I was reading in a short article on Network World that the father of two-factor authentication, Kenneth Weiss, doesn’t think that Windows 8’s new picture password is any good.

"I think it's cute," says Kenneth Weiss, who now runs a three-factor authentication business called Universal Secure Registry.  "I don't think it's serious security."

The major downside of the picture password is that drawing a finger across a photo on a touch screen is easy to video record from a distance - making it relatively easy to compromise, he says. Designers of alpha-numeric passwords recognize this danger and have responded to it by having password characters appear as dots on the screen so the password can't be copied down.

Designers of Windows 8's picture login have made a traditional password an alternative, perhaps in acknowledgement of this shortcoming, he says.

Other problems include backing up the touch pattern that is the login. "To put down a description of the sequence is possible, but that's a lot of writing," he says.

All in all, "It's more like a Fisher-Price toy than a serious choice for secure computer access," he says.

If you’re unfamiliar with Windows 8’s new security feature and were too lazy to click the link above, basically what happens is that you are presented with a picture and you swerve your finger over it, pointing to various elements of the picture.  For example, if it is a picture of your family, you might highlight your mom, brother and sister in the same zipping pattern each time.  If it’s a picture of a sporting event, it might be of a puck going through the Toronto Maple Leafs’ goaltender’s legs.  And so forth.

What’s wrong with a picture password?

Well, somebody could be looking over your shoulder and memorize the pattern that you are swiveling, or record it from a distance, says Weiss.  That’s why password designers have dots instead of the actual numeric characters when you type in your password.
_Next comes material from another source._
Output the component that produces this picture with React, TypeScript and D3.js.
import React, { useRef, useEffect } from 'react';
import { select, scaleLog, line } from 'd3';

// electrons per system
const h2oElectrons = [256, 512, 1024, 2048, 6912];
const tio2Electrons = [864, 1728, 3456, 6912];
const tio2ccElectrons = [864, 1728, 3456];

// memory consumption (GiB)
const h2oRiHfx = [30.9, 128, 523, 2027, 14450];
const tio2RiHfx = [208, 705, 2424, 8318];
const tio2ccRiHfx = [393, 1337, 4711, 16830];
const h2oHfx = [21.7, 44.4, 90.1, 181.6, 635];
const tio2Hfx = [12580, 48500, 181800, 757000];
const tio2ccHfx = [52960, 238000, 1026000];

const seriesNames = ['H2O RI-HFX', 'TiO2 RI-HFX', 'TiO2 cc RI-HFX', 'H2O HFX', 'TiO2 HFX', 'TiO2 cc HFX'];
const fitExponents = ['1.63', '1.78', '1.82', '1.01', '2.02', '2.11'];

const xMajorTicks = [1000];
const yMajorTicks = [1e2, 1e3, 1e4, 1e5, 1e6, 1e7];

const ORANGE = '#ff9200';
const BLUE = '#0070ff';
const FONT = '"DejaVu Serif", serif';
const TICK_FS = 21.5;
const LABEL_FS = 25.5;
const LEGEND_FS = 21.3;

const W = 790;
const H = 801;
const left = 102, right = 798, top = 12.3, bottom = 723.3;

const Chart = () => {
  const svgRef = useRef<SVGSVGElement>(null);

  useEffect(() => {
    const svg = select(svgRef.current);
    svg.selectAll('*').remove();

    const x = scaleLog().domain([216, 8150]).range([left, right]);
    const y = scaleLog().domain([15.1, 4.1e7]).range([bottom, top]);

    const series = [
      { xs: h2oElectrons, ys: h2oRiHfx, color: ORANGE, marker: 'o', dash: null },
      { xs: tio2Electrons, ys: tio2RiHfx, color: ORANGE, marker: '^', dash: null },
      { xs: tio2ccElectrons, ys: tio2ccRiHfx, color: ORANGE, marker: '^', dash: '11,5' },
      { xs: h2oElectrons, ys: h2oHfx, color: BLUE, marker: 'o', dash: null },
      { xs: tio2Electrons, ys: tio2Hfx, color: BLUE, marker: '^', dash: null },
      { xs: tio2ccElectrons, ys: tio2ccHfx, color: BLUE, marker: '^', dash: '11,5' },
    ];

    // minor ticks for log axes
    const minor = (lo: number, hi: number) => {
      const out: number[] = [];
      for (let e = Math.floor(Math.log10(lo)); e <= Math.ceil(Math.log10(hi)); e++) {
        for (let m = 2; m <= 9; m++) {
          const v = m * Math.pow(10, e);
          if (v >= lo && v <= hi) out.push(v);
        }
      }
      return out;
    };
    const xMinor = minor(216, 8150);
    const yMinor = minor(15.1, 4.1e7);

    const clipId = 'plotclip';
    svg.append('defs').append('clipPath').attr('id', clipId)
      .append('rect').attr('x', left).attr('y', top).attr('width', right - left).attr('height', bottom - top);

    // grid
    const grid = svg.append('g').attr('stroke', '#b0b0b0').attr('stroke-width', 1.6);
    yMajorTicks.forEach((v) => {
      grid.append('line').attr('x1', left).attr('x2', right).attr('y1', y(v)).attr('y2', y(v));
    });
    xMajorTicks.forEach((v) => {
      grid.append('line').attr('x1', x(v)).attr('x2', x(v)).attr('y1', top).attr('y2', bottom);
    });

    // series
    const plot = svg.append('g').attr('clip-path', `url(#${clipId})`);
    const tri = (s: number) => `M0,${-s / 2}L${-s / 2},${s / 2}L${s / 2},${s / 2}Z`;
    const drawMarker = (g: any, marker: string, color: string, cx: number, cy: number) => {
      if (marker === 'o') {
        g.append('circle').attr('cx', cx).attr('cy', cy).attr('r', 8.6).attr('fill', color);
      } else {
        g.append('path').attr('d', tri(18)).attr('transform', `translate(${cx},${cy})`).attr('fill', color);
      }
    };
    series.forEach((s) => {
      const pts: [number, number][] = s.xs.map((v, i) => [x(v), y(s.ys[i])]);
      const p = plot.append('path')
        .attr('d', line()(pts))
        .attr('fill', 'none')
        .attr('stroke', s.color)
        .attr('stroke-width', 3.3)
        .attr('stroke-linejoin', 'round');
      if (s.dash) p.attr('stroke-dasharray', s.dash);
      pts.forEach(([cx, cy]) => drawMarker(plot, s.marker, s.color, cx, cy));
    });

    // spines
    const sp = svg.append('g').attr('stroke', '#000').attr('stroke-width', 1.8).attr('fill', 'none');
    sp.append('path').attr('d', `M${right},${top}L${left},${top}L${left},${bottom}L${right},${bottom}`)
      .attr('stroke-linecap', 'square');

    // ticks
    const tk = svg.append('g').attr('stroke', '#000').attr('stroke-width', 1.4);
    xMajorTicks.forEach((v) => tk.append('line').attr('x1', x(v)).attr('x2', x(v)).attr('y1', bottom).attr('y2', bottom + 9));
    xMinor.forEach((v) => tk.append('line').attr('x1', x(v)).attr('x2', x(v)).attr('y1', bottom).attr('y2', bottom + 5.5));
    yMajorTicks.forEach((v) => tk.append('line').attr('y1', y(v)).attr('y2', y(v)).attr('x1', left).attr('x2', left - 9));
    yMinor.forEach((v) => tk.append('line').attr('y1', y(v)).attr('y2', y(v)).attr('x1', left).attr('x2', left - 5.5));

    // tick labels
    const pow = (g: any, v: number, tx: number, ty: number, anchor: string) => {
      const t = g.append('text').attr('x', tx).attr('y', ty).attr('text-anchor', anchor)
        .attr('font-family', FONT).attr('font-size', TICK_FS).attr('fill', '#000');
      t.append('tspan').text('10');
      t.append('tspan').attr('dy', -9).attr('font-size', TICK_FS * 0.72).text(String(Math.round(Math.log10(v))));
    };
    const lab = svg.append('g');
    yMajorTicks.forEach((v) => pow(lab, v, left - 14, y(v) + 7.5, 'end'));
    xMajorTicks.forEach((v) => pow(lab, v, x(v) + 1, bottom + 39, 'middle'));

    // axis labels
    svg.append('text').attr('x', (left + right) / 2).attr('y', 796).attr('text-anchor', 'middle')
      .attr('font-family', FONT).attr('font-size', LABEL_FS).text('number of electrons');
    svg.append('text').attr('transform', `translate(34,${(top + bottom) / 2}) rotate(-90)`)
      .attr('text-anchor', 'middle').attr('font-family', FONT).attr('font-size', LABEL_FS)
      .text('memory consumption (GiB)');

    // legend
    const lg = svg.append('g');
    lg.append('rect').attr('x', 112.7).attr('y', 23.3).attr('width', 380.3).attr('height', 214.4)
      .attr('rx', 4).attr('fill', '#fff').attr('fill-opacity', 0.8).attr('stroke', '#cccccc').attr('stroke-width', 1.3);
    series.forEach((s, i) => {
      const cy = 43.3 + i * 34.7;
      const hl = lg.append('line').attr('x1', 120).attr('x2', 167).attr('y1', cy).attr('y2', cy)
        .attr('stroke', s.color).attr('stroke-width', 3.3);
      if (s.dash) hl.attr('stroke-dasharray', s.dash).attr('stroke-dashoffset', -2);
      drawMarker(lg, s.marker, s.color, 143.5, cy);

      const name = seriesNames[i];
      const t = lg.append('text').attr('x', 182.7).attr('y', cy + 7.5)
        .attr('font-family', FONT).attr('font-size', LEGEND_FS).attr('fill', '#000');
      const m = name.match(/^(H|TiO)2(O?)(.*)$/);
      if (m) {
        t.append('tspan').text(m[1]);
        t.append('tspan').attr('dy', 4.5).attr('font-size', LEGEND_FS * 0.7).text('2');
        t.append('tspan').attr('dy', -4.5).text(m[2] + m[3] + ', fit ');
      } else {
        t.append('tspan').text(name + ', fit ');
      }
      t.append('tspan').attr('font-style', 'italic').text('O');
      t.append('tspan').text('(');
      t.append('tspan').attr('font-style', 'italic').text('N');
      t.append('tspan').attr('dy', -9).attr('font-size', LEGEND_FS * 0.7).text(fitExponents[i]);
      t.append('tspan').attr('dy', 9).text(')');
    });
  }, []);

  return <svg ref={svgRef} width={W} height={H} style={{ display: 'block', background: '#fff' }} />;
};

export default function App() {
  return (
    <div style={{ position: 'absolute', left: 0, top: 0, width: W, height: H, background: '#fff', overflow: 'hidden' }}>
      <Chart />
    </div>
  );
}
This criticism isn’t on the mark.

The fact is that even passwords are prone to memorization.  I was at Home Depot one time and I saw a lady open up the register, and I memorized the numeric sequence.  I sometimes watch people open up a door that is protected by a numeric keypad.

But doesn’t a password protect against that sort of thing?  Of course not.  If we’re worried about someone recording our hand gestures with a picture password, then we should also be worried about someone recording our finger keystrokes.  If I were to see a recording of someone entering in their password, and it had audio, I could probably figure out eventually what their password is.  It’s be blurry and hard to figure out if they are a fast typist, but I bet I could break enough of them to be taken seriously.
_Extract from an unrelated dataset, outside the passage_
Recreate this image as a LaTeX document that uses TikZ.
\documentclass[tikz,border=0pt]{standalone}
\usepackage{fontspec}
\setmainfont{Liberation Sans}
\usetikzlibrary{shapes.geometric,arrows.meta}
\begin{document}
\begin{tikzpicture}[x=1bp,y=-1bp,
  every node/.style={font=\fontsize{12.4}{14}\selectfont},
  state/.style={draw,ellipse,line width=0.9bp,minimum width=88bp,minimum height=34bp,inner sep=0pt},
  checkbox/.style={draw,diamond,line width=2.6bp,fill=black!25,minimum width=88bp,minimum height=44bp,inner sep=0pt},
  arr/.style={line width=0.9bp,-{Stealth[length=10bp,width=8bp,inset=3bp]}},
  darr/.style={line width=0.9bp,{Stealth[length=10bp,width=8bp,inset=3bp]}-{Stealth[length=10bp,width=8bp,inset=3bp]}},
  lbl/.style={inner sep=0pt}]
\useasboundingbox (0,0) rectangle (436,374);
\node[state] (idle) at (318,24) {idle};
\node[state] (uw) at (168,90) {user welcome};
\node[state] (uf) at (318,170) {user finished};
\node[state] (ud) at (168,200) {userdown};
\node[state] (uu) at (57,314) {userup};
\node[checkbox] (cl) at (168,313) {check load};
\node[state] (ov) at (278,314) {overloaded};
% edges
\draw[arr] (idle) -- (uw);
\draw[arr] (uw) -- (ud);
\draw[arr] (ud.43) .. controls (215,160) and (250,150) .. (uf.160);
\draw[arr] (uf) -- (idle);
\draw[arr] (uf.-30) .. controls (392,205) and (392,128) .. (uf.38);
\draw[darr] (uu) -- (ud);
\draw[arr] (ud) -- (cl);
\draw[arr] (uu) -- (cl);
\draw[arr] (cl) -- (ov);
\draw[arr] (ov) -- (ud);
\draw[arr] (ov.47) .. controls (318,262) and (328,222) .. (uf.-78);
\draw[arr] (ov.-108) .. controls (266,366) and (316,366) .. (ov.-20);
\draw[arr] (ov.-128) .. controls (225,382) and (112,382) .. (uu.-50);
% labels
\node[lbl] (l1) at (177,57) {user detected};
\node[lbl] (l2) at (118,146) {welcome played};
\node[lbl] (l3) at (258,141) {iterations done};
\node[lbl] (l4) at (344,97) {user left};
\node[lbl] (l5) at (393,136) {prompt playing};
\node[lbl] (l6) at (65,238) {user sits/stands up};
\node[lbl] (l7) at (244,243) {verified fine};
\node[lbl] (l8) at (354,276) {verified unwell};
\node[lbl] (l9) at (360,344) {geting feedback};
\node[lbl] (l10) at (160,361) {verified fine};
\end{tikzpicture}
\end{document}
I don’t think anyone has solved the password problem.  Not even Weiss himself.  He’s the father of two factor authentication.  That worked so well that he started a company that does three factor authentication.  What’s next?  Four factor?  It’s a contest to see how long you can slow down users and make them annoyed at the piles of security that they have to wade through.

People in glass industries shouldn’t throw stones.